Pain Language, Plain And Simple

Pain scales aren’t a test you pass. They’re a shared language. A “9” for you may look different than a “9” for a friend. Tell the nurse or doctor how the pain changes with position, movement, and time. Say what eases it and what doesn’t. That detail moves care along faster than any single number.

Relief Options At A Glance

Option Best Match Notes
Neuraxial anesthesia (epidural) Labor Most effective labor method; placed by anesthesia team
Nitrous oxide Labor Quick on/off; useful between contractions where available
NSAIDs Kidney stones Targets prostaglandin pathway; core choice for renal colic
Opioids Both, when needed Short courses; monitor for side effects
Anti-spasmodics Kidney stones Can help ureter spasm during colic
Movement/water immersion Labor Pairs well with other methods; can improve coping
Urologic procedures Kidney stones For persistent blockage, infection, or larger stones

Why Stories Differ So Much

Two people can live through similar medical events and describe opposite experiences. An epidural that works fast can take a birthing person’s pain from a nine to a two. A kidney stone patient might arrive at the hospital during an overnight surge when beds are tight. Timing and access change everything. Even the same person can report different scores from one labor to the next or from one stone to the next.

When Both Happen In One Life

Studies that surveyed women who had experienced both events are eye-opening. Many reported that renal colic felt worse. Others rated them the same. A smaller group rated labor higher. The split likely reflects stone size and location, labor length, epidural access, and personal pain thresholds. None of that lessens anyone’s story; it just shows why the internet has so many emphatic answers in both directions.

Smart Planning Tips

Pregnant And Curious About Pain Control

  • Ask your hospital how to request an epidural and how long placement usually takes.
  • Write down a plan B and plan C so you can switch without delay.
  • Pack comfort items that help you relax between contractions.

History Of Kidney Stones

  • Stay on your prevention plan if your clinician has set one up.
  • Know where you’d go after hours if a colic attack starts.
  • Keep a small card listing your medication allergies and past stone details.

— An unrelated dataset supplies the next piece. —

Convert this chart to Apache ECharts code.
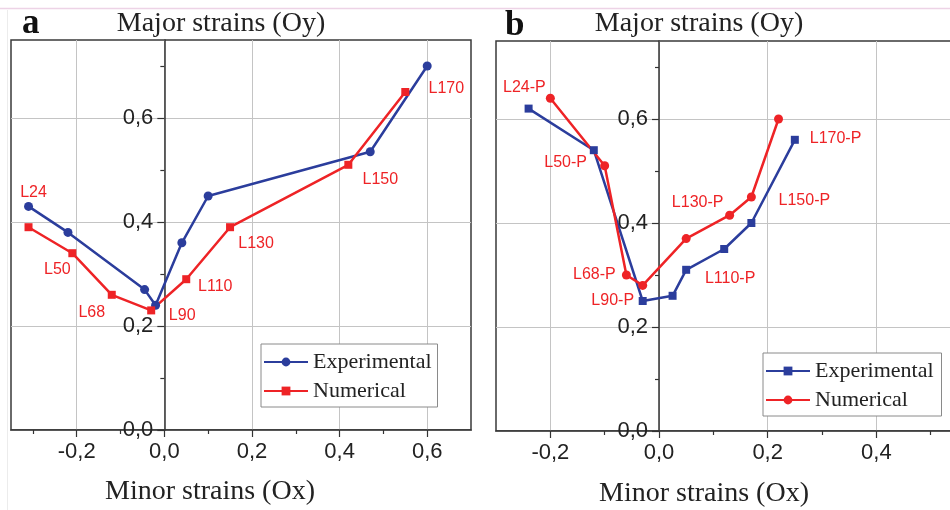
<!DOCTYPE html>
<html>
<head>
<meta charset="utf-8">
<title>Major vs minor strains</title>
<script src="https://cdn.jsdelivr.net/npm/echarts@6/dist/echarts.min.js"></script>
<style>
  html, body { margin: 0; padding: 0; background: #ffffff; }
  #chart { width: 950px; height: 510px; }
</style>
</head>
<body>
<div id="chart"></div>
<script>
// ---- Panel a: forming limit points (minor strain x, major strain y) ----
const aExpX = [-0.31, -0.22, -0.045, -0.02, 0.04, 0.10, 0.47, 0.60];
const aExpY = [0.43, 0.38, 0.27, 0.24, 0.36, 0.45, 0.535, 0.70];
const aNumX = [-0.31, -0.21, -0.12, -0.03, 0.05, 0.15, 0.42, 0.55];
const aNumY = [0.39, 0.34, 0.26, 0.23, 0.29, 0.39, 0.51, 0.65];
const aLabels = ['L24', 'L50', 'L68', 'L90', 'L110', 'L130', 'L150', 'L170'];

// ---- Panel b: pre-strained specimens ----
const bExpX = [-0.24, -0.12, -0.03, 0.025, 0.05, 0.12, 0.17, 0.25];
const bExpY = [0.62, 0.54, 0.25, 0.26, 0.31, 0.35, 0.40, 0.56];
const bNumX = [-0.20, -0.10, -0.06, -0.03, 0.05, 0.13, 0.17, 0.22];
const bNumY = [0.64, 0.51, 0.30, 0.28, 0.37, 0.415, 0.45, 0.60];
const bLabels = ['L24-P', 'L50-P', 'L68-P', 'L90-P', 'L110-P', 'L130-P', 'L150-P', 'L170-P'];

// ---- Axis ticks ----
const aMajorX = [-0.2, 0.0, 0.2, 0.4, 0.6];
const aMinorX = [-0.3, -0.1, 0.1, 0.3, 0.5];
const bMajorX = [-0.2, 0.0, 0.2, 0.4, 0.6];
const bMinorX = [-0.1, 0.1, 0.3, 0.5];
const majorY = [0.0, 0.2, 0.4, 0.6];
const minorY = [0.1, 0.3, 0.5, 0.7];

// label offsets (px) from each numerical point to its tag text
const aLabelOffsets = [[5, -35], [-15, 16], [-20, 18], [31, 5], [29, 7], [26, 16], [32, 15], [41, -3]];
const bLabelOffsets = [[-26, -11], [-39, -3], [-32, 0], [-30, 15], [44, 40], [-32, -13], [53, 4], [57, 20]];

const BLUE = '#2b3d9c';
const RED = '#ee2326';
const SANS = '"Liberation Sans", Arial, sans-serif';
const SERIF = '"Liberation Serif", "Times New Roman", serif';

const W = 950;
const gridA = { left: 11, top: 40, right: 479, bottom: 80 };
const gridB = { left: 496, top: 41, right: -35, bottom: 79 };

const comma = v => v.toFixed(1).replace('.', ',');
const zip = (xs, ys) => xs.map((x, i) => [x, ys[i]]);

function tagged(xs, ys, names, offsets) {
  return xs.map((x, i) => ({
    value: [x, ys[i]],
    label: {
      show: true,
      formatter: names[i],
      position: 'inside',
      offset: offsets[i],
      color: RED,
      fontFamily: SANS,
      fontSize: 16
    }
  }));
}

// the vertical axis crosses the horizontal one at x = 0
function zeroShift(grid, xMin, xMax) {
  const width = W - grid.left - grid.right;
  return -width * (0 - xMin) / (xMax - xMin);
}

function axesFor(gridIndex, grid, xMin, xMax, majorX, minorX) {
  const shift = zeroShift(grid, xMin, xMax);
  const xs = [
    {
      type: 'value', gridIndex, min: xMin, max: xMax, position: 'bottom',
      axisLine: { onZero: false, lineStyle: { color: '#333', width: 1.5 } },
      axisTick: { show: true, inside: false, length: 7, customValues: majorX, lineStyle: { color: '#333', width: 1.2 } },
      axisLabel: { customValues: majorX, formatter: comma, margin: 11, color: '#222', fontFamily: SANS, fontSize: 22 },
      splitLine: { show: true, lineStyle: { color: '#c4c4c4', width: 1 } }
    },
    {
      type: 'value', gridIndex, min: xMin, max: xMax, position: 'bottom',
      axisLine: { show: false, onZero: false },
      axisTick: { show: true, inside: false, length: 4, customValues: minorX, lineStyle: { color: '#333', width: 1.2 } },
      axisLabel: { show: false },
      splitLine: { show: false }
    }
  ];
  const ys = [
    {
      type: 'value', gridIndex, min: 0, max: 0.75, position: 'left', offset: shift,
      axisLine: { show: true, onZero: false, lineStyle: { color: '#333', width: 1.5 } },
      axisTick: { show: true, inside: false, length: 7, customValues: majorY, lineStyle: { color: '#333', width: 1.2 } },
      axisLabel: { customValues: majorY, formatter: comma, margin: 11, color: '#222', fontFamily: SANS, fontSize: 22 },
      splitLine: { show: true, lineStyle: { color: '#c4c4c4', width: 1 } }
    },
    {
      type: 'value', gridIndex, min: 0, max: 0.75, position: 'left', offset: shift,
      axisLine: { show: false, onZero: false },
      axisTick: { show: true, inside: false, length: 4, customValues: minorY, lineStyle: { color: '#333', width: 1.2 } },
      axisLabel: { show: false },
      splitLine: { show: false }
    }
  ];
  return { xs, ys };
}

const axA = axesFor(0, gridA, -0.35, 0.70, aMajorX, aMinorX);
const axB = axesFor(1, gridB, -0.30, 0.60, bMajorX, bMinorX);

function lineSeries(name, xAxisIndex, yAxisIndex, data, color, symbol, size) {
  return {
    name, type: 'line', xAxisIndex, yAxisIndex, data,
    symbol, symbolSize: size, showSymbol: true,
    lineStyle: { color, width: 2.5 },
    itemStyle: { color },
    emphasis: { disabled: true },
    animation: false
  };
}

const legendName = n => n.slice(2);
const gridStyle = { show: true, borderColor: '#3a3a3a', borderWidth: 1.5, backgroundColor: 'transparent', containLabel: false, outerBoundsMode: 'none' };

const option = {
  backgroundColor: '#ffffff',
  animation: false,
  grid: [
    Object.assign({}, gridA, gridStyle),
    Object.assign({}, gridB, gridStyle)
  ],
  xAxis: [...axA.xs, ...axB.xs],
  yAxis: [...axA.ys, ...axB.ys],
  legend: [
    {
      orient: 'vertical', left: 261, top: 344,
      data: ['a-Experimental', 'a-Numerical'],
      formatter: legendName,
      itemWidth: 44, itemHeight: 11, itemGap: 7,
      padding: [7, 6, 5, 2],
      borderColor: '#8a8a8a', borderWidth: 1, backgroundColor: '#ffffff',
      textStyle: { fontFamily: SERIF, fontSize: 22, color: '#222' },
      selectedMode: false
    },
    {
      orient: 'vertical', left: 763, top: 353,
      data: ['b-Experimental', 'b-Numerical'],
      formatter: legendName,
      itemWidth: 44, itemHeight: 11, itemGap: 7,
      padding: [7, 8, 5, 2],
      borderColor: '#8a8a8a', borderWidth: 1, backgroundColor: '#ffffff',
      textStyle: { fontFamily: SERIF, fontSize: 22, color: '#222' },
      selectedMode: false
    }
  ],
  series: [
    lineSeries('a-Experimental', 0, 0, zip(aExpX, aExpY), BLUE, 'circle', 9),
    lineSeries('a-Numerical', 0, 0, tagged(aNumX, aNumY, aLabels, aLabelOffsets), RED, 'rect', 8),
    lineSeries('b-Experimental', 2, 2, zip(bExpX, bExpY), BLUE, 'rect', 8),
    lineSeries('b-Numerical', 2, 2, tagged(bNumX, bNumY, bLabels, bLabelOffsets), RED, 'circle', 9)
  ],
  graphic: [
    { type: 'line', shape: { x1: 0, y1: 8.5, x2: 950, y2: 8.5 }, style: { stroke: '#edd3e6', lineWidth: 1.5 }, silent: true },
    { type: 'line', shape: { x1: 7.5, y1: 10, x2: 7.5, y2: 510 }, style: { stroke: '#ececec', lineWidth: 1 }, silent: true },
    { type: 'text', x: 22, y: 24, style: { text: 'a', font: 'bold 35px ' + SERIF, fill: '#111', align: 'left', verticalAlign: 'middle' }, silent: true },
    { type: 'text', x: 221, y: 24, style: { text: 'Major strains (Oy)', font: '28px ' + SERIF, fill: '#222', align: 'center', verticalAlign: 'middle' }, silent: true },
    { type: 'text', x: 210, y: 492, style: { text: 'Minor strains (Ox)', font: '28px ' + SERIF, fill: '#222', align: 'center', verticalAlign: 'middle' }, silent: true },
    { type: 'text', x: 505, y: 26, style: { text: 'b', font: 'bold 35px ' + SERIF, fill: '#111', align: 'left', verticalAlign: 'middle' }, silent: true },
    { type: 'text', x: 699, y: 24, style: { text: 'Major strains (Oy)', font: '28px ' + SERIF, fill: '#222', align: 'center', verticalAlign: 'middle' }, silent: true },
    { type: 'text', x: 704, y: 494, style: { text: 'Minor strains (Ox)', font: '28px ' + SERIF, fill: '#222', align: 'center', verticalAlign: 'middle' }, silent: true }
  ]
};

const chart = echarts.init(document.getElementById('chart'), null, { renderer: 'canvas' });
chart.setOption(option);
</script>
</body>
</html>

Bottom Line On The “Which Hurts More?” Debate

Peak pain can be the same. Labor gives you a predictable arc and powerful, planned relief. A kidney stone attack is unpredictable and may deliver its worst spike before any medication reaches you. Both deserve fast, compassionate care. If you suspect either and the pain is severe—or if there are red flags—get checked without delay.

Sources Behind This Guide

This article draws on clinical summaries and peer-reviewed work describing renal colic and labor pain, including multicenter guidance for labor analgesia, national kidney stone symptom pages, urology reviews on colic phases and management, and studies that report numeric pain scores for both conditions.